I was in India a couple of weeks ago when the parliament had just passed the Right to Fair Compensation and Transparency in Land Acquisition, Rehabilitation and Resettlement Bill 2013. The Bill replaces the Land Acquisition Act 1894 which had been enacted during British rule and which has remained relatively unchanged despite some amendments over the last 120 years. There was much discussion about the relative merits of the Bill in the Indian press and among stakeholders, but what’s clear is that the rules of the game for involuntary resettlement, including definition of public purpose, compensation rates, rehabilitation, and overall due process have been enhanced. In cases where private companies acquire the land, the consent of 80% of those living there will be required. In cases where land is purchased for public-private partnerships, consent of 70% of residents will be required.

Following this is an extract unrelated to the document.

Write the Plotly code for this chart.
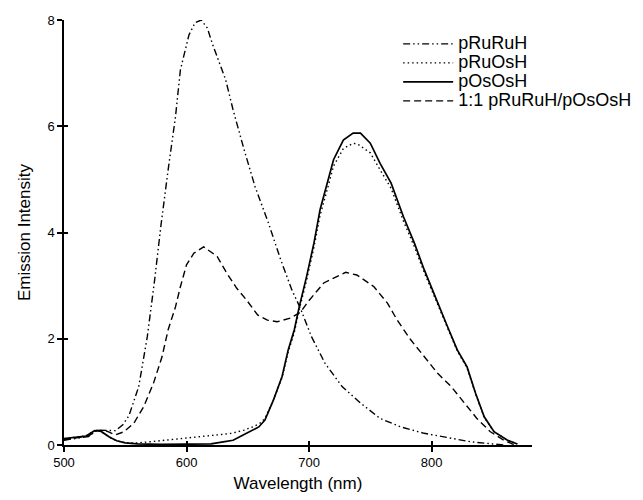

What’s happened in India is also happening elsewhere as governments grapple with the need to ensure that infrastructure development is socially inclusive and environmentally sustainable. ADB and other MDBs, have basically pioneered and defined international best practice in this area, and MDB projects have served an important demonstration and learning role. And as a result of collective efforts, MDB have been able to harmonize their own safeguard policy standards. Countries in the region ranging from the People’s Republic China to Lao PDR are now converging towards these common standards and this is happening at a faster rate than before. All countries have made at least some progress in environmental impact assessment, compensating people for land acquisition under eminent domain, and protecting vulnerable groups. Often with the help of ADB, almost all countries, and most recently Myanmar, are evolving their legal frameworks, policies and institutions to manage environmental and social risks of development. This intricate web of laws, regulations, institutions, and capacity, is what we have been calling “country safeguard systems”.

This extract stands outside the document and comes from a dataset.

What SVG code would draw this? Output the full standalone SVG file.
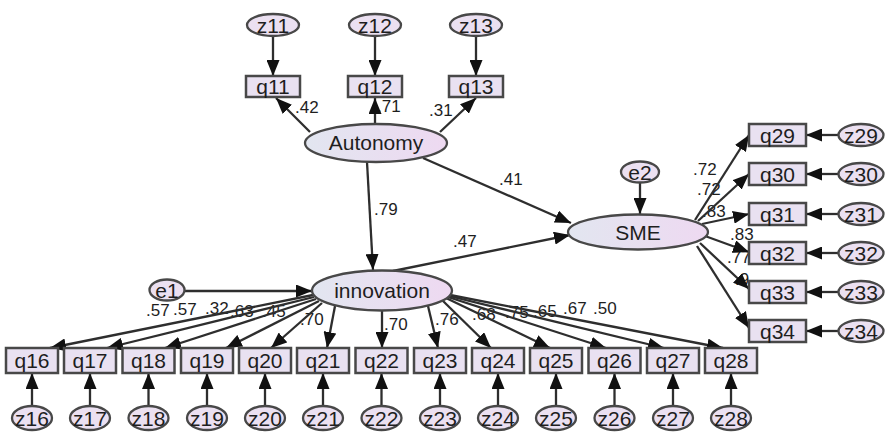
<svg xmlns="http://www.w3.org/2000/svg" width="885" height="434" viewBox="0 0 885 434">
  <defs>
    <linearGradient id="latentFill" x1="0" y1="0" x2="1" y2="0">
      <stop offset="0" stop-color="#e2e6f0"/>
      <stop offset="1" stop-color="#eed9f1"/>
    </linearGradient>
    <marker id="arrow" markerUnits="userSpaceOnUse" markerWidth="16" markerHeight="13" refX="16" refY="6.5" orient="auto">
      <path d="M0,0 L16,6.5 L0,13 z" fill="#111"/>
    </marker>
    <style>
      .obs { fill: #e9e1f1; stroke: #484848; stroke-width: 2.5; }
      .err { fill: #ebe0f1; stroke: #484848; stroke-width: 2.3; }
      .lat { fill: url(#latentFill); stroke: #484848; stroke-width: 2.3; }
      .lbl { font-family: "Liberation Sans", Arial, sans-serif; font-size: 21px; fill: #1e1e1e; text-anchor: middle; }
      .coef { font-family: "Liberation Sans", Arial, sans-serif; font-size: 17px; fill: #1e1e1e; }
      #connectors line { stroke: #2e2e2e; stroke-width: 2.3; marker-end: url(#arrow); }
    </style>
  </defs>
  <rect width="885" height="434" fill="#fff"/>

  <!-- path coefficients -->
  <g id="coefficients" class="coef">
    <text x="295" y="113">.42</text>
    <text x="377" y="112">.71</text>
    <text x="429" y="116">.31</text>
    <text x="374" y="215">.79</text>
    <text x="499" y="185">.41</text>
    <text x="453" y="247">.47</text>
    <text x="693" y="175">.72</text>
    <text x="697" y="195">.72</text>
    <text x="702" y="217">.83</text>
    <text x="730" y="240">.83</text>
    <text x="727" y="263">.77</text>
    <text x="735" y="285">.9</text>
    <text x="146" y="315.5">.57</text>
    <text x="173" y="315">.57</text>
    <text x="205" y="313.5">.32</text>
    <text x="230" y="317">.63</text>
    <text x="262" y="317">.45</text>
    <text x="300" y="325">.70</text>
    <text x="384" y="330">.70</text>
    <text x="435" y="325">.76</text>
    <text x="472" y="320">.68</text>
    <text x="505" y="318">.75</text>
    <text x="533" y="317">.65</text>
    <text x="563" y="314">.67</text>
    <text x="593" y="314">.50</text>
  </g>

  <!-- arrows -->
  <g id="connectors">
    <!-- errors into autonomy indicators -->
    <line x1="273" y1="36" x2="273" y2="76"/>
    <line x1="375" y1="36" x2="375" y2="76"/>
    <line x1="476" y1="36" x2="476" y2="76"/>
    <!-- autonomy loadings -->
    <line x1="310" y1="132" x2="276" y2="98"/>
    <line x1="375" y1="124" x2="375" y2="98"/>
    <line x1="440" y1="132" x2="476" y2="98"/>
    <!-- structural paths -->
    <line x1="367" y1="162" x2="373" y2="270"/>
    <line x1="423" y1="158" x2="571" y2="223"/>
    <line x1="393" y1="271" x2="570" y2="235"/>
    <line x1="640" y1="182" x2="640" y2="214"/>
    <line x1="185" y1="291" x2="312" y2="291"/>
    <!-- SME loadings -->
    <line x1="695" y1="220" x2="749" y2="135"/>
    <line x1="698" y1="221" x2="749" y2="174"/>
    <line x1="702" y1="224" x2="749" y2="214"/>
    <line x1="705" y1="236" x2="749" y2="252"/>
    <line x1="700" y1="243" x2="749" y2="289"/>
    <line x1="697" y1="246" x2="749" y2="328"/>
    <!-- errors into SME indicators -->
    <line x1="838" y1="135" x2="806" y2="135"/>
    <line x1="838" y1="174" x2="806" y2="174"/>
    <line x1="838" y1="214" x2="806" y2="214"/>
    <line x1="838" y1="253" x2="806" y2="253"/>
    <line x1="838" y1="292" x2="806" y2="292"/>
    <line x1="838" y1="331" x2="806" y2="331"/>
    <!-- innovation loadings -->
    <line x1="313" y1="295" x2="50" y2="348"/>
    <line x1="314" y1="297" x2="107" y2="348"/>
    <line x1="316" y1="299" x2="165" y2="348"/>
    <line x1="319" y1="301" x2="226" y2="348"/>
    <line x1="322" y1="303" x2="271" y2="348"/>
    <line x1="335" y1="306" x2="327" y2="348"/>
    <line x1="382" y1="310" x2="382" y2="348"/>
    <line x1="428" y1="306" x2="438" y2="348"/>
    <line x1="442" y1="300" x2="491" y2="348"/>
    <line x1="446" y1="298" x2="550" y2="348"/>
    <line x1="448" y1="297" x2="606" y2="348"/>
    <line x1="449" y1="296" x2="664" y2="348"/>
    <line x1="450" y1="295" x2="723" y2="348"/>
    <!-- errors into innovation indicators -->
    <line x1="32" y1="406" x2="32" y2="373"/>
    <line x1="90" y1="406" x2="90" y2="373"/>
    <line x1="148.5" y1="406" x2="148.5" y2="373"/>
    <line x1="207" y1="406" x2="207" y2="373"/>
    <line x1="265" y1="406" x2="265" y2="373"/>
    <line x1="323" y1="406" x2="323" y2="373"/>
    <line x1="381.5" y1="406" x2="381.5" y2="373"/>
    <line x1="440" y1="406" x2="440" y2="373"/>
    <line x1="498" y1="406" x2="498" y2="373"/>
    <line x1="556" y1="406" x2="556" y2="373"/>
    <line x1="614.5" y1="406" x2="614.5" y2="373"/>
    <line x1="673" y1="406" x2="673" y2="373"/>
    <line x1="731" y1="406" x2="731" y2="373"/>
  </g>

  <!-- latent variables -->
  <g id="autonomy"><ellipse class="lat" cx="376" cy="143" rx="71" ry="19"/><text class="lbl" x="376" y="150">Autonomy</text></g>
  <g id="innovation"><ellipse class="lat" cx="382" cy="290.5" rx="70" ry="20"/><text class="lbl" x="382" y="298">innovation</text></g>
  <g id="sme"><ellipse class="lat" cx="638" cy="232" rx="70" ry="17.5"/><text class="lbl" x="638" y="240">SME</text></g>
  <g id="e1"><ellipse class="err" cx="167" cy="290" rx="17.5" ry="10.5"/><text class="lbl" x="167" y="297.5">e1</text></g>
  <g id="e2"><ellipse class="err" cx="640" cy="172" rx="19" ry="10.5"/><text class="lbl" x="640" y="179.5">e2</text></g>

  <!-- autonomy indicators -->
  <g id="z11"><ellipse class="err" cx="273" cy="25" rx="26" ry="11"/><text class="lbl" x="273" y="32.5">z11</text></g>
  <g id="z12"><ellipse class="err" cx="375" cy="25" rx="26" ry="11"/><text class="lbl" x="375" y="32.5">z12</text></g>
  <g id="z13"><ellipse class="err" cx="476" cy="25" rx="26" ry="11"/><text class="lbl" x="476" y="32.5">z13</text></g>
  <g id="q11"><rect class="obs" x="246" y="76" width="54" height="21"/><text class="lbl" x="273" y="94">q11</text></g>
  <g id="q12"><rect class="obs" x="348" y="76" width="54" height="21"/><text class="lbl" x="375" y="94">q12</text></g>
  <g id="q13"><rect class="obs" x="449" y="76" width="54" height="21"/><text class="lbl" x="476" y="94">q13</text></g>

  <!-- SME indicators -->
  <g id="q29"><rect class="obs" x="749" y="124" width="57" height="22"/><text class="lbl" x="777.5" y="142.5">q29</text></g>
  <g id="q30"><rect class="obs" x="749" y="163" width="57" height="22"/><text class="lbl" x="777.5" y="181.5">q30</text></g>
  <g id="q31"><rect class="obs" x="749" y="203" width="57" height="22"/><text class="lbl" x="777.5" y="221.5">q31</text></g>
  <g id="q32"><rect class="obs" x="749" y="242" width="57" height="22"/><text class="lbl" x="777.5" y="260.5">q32</text></g>
  <g id="q33"><rect class="obs" x="749" y="281" width="57" height="22"/><text class="lbl" x="777.5" y="299.5">q33</text></g>
  <g id="q34"><rect class="obs" x="749" y="320" width="57" height="22"/><text class="lbl" x="777.5" y="338.5">q34</text></g>
  <g id="z29"><ellipse class="err" cx="861" cy="135" rx="22.5" ry="11"/><text class="lbl" x="861" y="142.5">z29</text></g>
  <g id="z30"><ellipse class="err" cx="861" cy="174" rx="22.5" ry="11"/><text class="lbl" x="861" y="181.5">z30</text></g>
  <g id="z31"><ellipse class="err" cx="861" cy="214" rx="22.5" ry="11"/><text class="lbl" x="861" y="221.5">z31</text></g>
  <g id="z32"><ellipse class="err" cx="861" cy="253" rx="22.5" ry="11"/><text class="lbl" x="861" y="260.5">z32</text></g>
  <g id="z33"><ellipse class="err" cx="861" cy="292" rx="22.5" ry="11"/><text class="lbl" x="861" y="299.5">z33</text></g>
  <g id="z34"><ellipse class="err" cx="861" cy="331" rx="22.5" ry="11"/><text class="lbl" x="861" y="338.5">z34</text></g>

  <!-- innovation indicators -->
  <g id="q16"><rect class="obs" x="6" y="348" width="52" height="25"/><text class="lbl" x="32" y="368">q16</text></g>
  <g id="q17"><rect class="obs" x="64" y="348" width="52" height="25"/><text class="lbl" x="90" y="368">q17</text></g>
  <g id="q18"><rect class="obs" x="122.5" y="348" width="52" height="25"/><text class="lbl" x="148.5" y="368">q18</text></g>
  <g id="q19"><rect class="obs" x="181" y="348" width="52" height="25"/><text class="lbl" x="207" y="368">q19</text></g>
  <g id="q20"><rect class="obs" x="239" y="348" width="52" height="25"/><text class="lbl" x="265" y="368">q20</text></g>
  <g id="q21"><rect class="obs" x="297" y="348" width="52" height="25"/><text class="lbl" x="323" y="368">q21</text></g>
  <g id="q22"><rect class="obs" x="355.5" y="348" width="52" height="25"/><text class="lbl" x="381.5" y="368">q22</text></g>
  <g id="q23"><rect class="obs" x="414" y="348" width="52" height="25"/><text class="lbl" x="440" y="368">q23</text></g>
  <g id="q24"><rect class="obs" x="472" y="348" width="52" height="25"/><text class="lbl" x="498" y="368">q24</text></g>
  <g id="q25"><rect class="obs" x="530" y="348" width="52" height="25"/><text class="lbl" x="556" y="368">q25</text></g>
  <g id="q26"><rect class="obs" x="588.5" y="348" width="52" height="25"/><text class="lbl" x="614.5" y="368">q26</text></g>
  <g id="q27"><rect class="obs" x="647" y="348" width="52" height="25"/><text class="lbl" x="673" y="368">q27</text></g>
  <g id="q28"><rect class="obs" x="705" y="348" width="52" height="25"/><text class="lbl" x="731" y="368">q28</text></g>
  <g id="z16"><ellipse class="err" cx="32" cy="418" rx="20" ry="12"/><text class="lbl" x="32" y="425.5">z16</text></g>
  <g id="z17"><ellipse class="err" cx="90" cy="418" rx="20" ry="12"/><text class="lbl" x="90" y="425.5">z17</text></g>
  <g id="z18"><ellipse class="err" cx="148.5" cy="418" rx="20" ry="12"/><text class="lbl" x="148.5" y="425.5">z18</text></g>
  <g id="z19"><ellipse class="err" cx="207" cy="418" rx="20" ry="12"/><text class="lbl" x="207" y="425.5">z19</text></g>
  <g id="z20"><ellipse class="err" cx="265" cy="418" rx="20" ry="12"/><text class="lbl" x="265" y="425.5">z20</text></g>
  <g id="z21"><ellipse class="err" cx="323" cy="418" rx="20" ry="12"/><text class="lbl" x="323" y="425.5">z21</text></g>
  <g id="z22"><ellipse class="err" cx="381.5" cy="418" rx="20" ry="12"/><text class="lbl" x="381.5" y="425.5">z22</text></g>
  <g id="z23"><ellipse class="err" cx="440" cy="418" rx="20" ry="12"/><text class="lbl" x="440" y="425.5">z23</text></g>
  <g id="z24"><ellipse class="err" cx="498" cy="418" rx="20" ry="12"/><text class="lbl" x="498" y="425.5">z24</text></g>
  <g id="z25"><ellipse class="err" cx="556" cy="418" rx="20" ry="12"/><text class="lbl" x="556" y="425.5">z25</text></g>
  <g id="z26"><ellipse class="err" cx="614.5" cy="418" rx="20" ry="12"/><text class="lbl" x="614.5" y="425.5">z26</text></g>
  <g id="z27"><ellipse class="err" cx="673" cy="418" rx="20" ry="12"/><text class="lbl" x="673" y="425.5">z27</text></g>
  <g id="z28"><ellipse class="err" cx="731" cy="418" rx="20" ry="12"/><text class="lbl" x="731" y="425.5">z28</text></g>
</svg>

The strengthening of country safeguard systems is a central objective of ADB’s Safeguard Policy Statement. There are several reasons for this strong emphasis. First, and most importantly, enhancing country safeguards systems should be a development objective in its own right. A broader focus on safeguards at country and sector level can extend our development impact far beyond a ring-fenced project approach. This clearly makes sense given that the vast majority of infrastructure and other development to be financed in the future will not be subject to MDB safeguards.
Second, there is a clear recognition that divergence or discrepancies between national and MDB safeguard procedures are a major source of problems when it comes to project implementation. At the very least, better capacity and better alignment between the two processes is clearly needed. Many argue that the continued co-existence of two or more parallel and duplicative systems, is simply not efficient and is likely to be counterproductive in the longer term.
And third, where there is equivalence between borrower systems and ADB requirements, and where the requisite capacity exists, we could and should increasingly apply such systems to deliver on our own safeguard policy requirements. This would greatly reduce transactions costs and enhance country ownership, while also serving to provide opportunities to further uphold and reinforce the country system.
The journey towards strengthened country safeguard systems began some time back and will continue well into the future. It will require a lot of stamina, but it is a journey that needs to happen.